== DATA
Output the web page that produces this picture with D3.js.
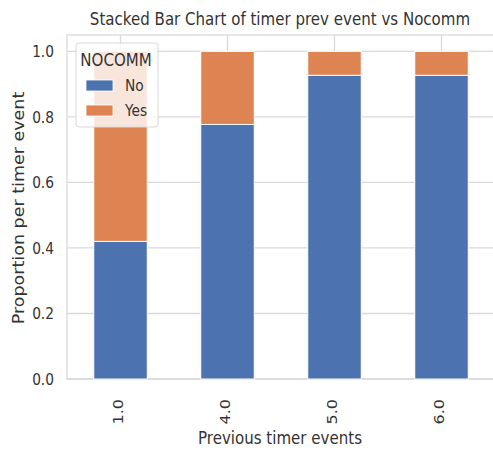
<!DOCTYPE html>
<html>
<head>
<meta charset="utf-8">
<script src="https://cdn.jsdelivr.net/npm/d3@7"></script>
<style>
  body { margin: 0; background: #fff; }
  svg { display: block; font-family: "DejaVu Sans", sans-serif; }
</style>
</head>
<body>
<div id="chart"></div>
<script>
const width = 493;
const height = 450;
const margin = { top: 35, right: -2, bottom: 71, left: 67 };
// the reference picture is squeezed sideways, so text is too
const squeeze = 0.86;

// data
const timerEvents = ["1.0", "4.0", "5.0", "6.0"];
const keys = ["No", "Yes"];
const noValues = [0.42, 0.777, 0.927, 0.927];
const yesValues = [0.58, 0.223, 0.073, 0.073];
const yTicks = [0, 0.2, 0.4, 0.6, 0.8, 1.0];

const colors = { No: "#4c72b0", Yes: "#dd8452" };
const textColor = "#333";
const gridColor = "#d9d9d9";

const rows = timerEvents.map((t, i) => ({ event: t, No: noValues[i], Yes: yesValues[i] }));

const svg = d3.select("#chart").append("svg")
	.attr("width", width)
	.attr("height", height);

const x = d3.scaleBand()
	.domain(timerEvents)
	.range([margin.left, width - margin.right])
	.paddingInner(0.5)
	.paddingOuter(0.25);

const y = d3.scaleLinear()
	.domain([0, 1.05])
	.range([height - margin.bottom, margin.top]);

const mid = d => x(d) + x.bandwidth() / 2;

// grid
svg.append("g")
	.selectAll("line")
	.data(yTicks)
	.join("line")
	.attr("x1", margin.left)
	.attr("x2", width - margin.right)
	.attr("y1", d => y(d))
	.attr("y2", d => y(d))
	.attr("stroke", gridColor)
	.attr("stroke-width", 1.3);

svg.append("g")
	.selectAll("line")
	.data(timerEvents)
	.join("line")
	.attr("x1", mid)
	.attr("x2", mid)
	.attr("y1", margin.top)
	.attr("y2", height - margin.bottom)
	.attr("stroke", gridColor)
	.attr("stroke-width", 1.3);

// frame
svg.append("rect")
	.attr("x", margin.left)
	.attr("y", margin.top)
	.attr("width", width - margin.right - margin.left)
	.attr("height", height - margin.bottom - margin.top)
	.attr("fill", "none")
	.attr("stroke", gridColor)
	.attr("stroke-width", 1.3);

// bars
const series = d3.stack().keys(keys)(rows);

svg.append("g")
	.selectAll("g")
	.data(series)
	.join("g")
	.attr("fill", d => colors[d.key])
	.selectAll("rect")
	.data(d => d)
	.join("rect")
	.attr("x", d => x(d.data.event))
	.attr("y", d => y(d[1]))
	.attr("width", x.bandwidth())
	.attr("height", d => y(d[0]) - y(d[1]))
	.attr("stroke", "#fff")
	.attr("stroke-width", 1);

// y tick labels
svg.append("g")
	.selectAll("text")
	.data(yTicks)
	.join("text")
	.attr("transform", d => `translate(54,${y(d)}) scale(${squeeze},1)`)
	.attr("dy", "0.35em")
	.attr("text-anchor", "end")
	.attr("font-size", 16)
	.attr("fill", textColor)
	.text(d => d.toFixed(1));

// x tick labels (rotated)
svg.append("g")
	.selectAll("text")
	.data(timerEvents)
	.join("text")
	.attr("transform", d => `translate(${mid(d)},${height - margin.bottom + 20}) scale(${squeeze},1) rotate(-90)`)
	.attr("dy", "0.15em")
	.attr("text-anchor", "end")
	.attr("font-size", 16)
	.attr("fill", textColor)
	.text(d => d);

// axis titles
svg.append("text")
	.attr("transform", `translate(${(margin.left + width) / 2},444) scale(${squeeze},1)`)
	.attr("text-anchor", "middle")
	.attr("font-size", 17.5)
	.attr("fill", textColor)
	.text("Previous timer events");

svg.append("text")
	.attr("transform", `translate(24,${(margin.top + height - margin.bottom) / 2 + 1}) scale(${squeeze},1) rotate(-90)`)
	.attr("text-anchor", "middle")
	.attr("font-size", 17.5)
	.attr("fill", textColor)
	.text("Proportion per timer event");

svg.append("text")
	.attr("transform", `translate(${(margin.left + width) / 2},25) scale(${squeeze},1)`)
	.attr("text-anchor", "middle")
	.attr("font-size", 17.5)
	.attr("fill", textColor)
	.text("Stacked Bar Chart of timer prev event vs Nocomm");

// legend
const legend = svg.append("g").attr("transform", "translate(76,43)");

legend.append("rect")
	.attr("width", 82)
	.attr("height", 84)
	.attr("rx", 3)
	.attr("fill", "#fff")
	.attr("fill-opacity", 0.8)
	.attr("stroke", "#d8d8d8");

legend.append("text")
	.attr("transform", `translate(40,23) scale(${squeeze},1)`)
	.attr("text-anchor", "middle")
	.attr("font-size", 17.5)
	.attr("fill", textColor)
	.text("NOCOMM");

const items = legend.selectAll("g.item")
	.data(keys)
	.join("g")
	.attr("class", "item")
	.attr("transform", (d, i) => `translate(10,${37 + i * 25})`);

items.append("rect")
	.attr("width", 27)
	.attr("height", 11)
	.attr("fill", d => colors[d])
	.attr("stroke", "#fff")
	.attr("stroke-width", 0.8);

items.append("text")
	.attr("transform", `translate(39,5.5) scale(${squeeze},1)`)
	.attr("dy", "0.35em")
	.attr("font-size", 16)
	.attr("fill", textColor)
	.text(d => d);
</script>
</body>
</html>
====
## [THE PROBLEM]
Pictures are excluded; extract exactly the lines from the start of the data through the line that holds "const squeeze = 0.86;", both ends included.

## [THE ANSWER]
Output the web page that produces this picture with D3.js.
<!DOCTYPE html>
<html>
<head>
<meta charset="utf-8">
<script src="https://cdn.jsdelivr.net/npm/d3@7"></script>
<style>
  body { margin: 0; background: #fff; }
  svg { display: block; font-family: "DejaVu Sans", sans-serif; }
</style>
</head>
<body>
<div id="chart"></div>
<script>
const width = 493;
const height = 450;
const margin = { top: 35, right: -2, bottom: 71, left: 67 };
// the reference picture is squeezed sideways, so text is too
const squeeze = 0.86;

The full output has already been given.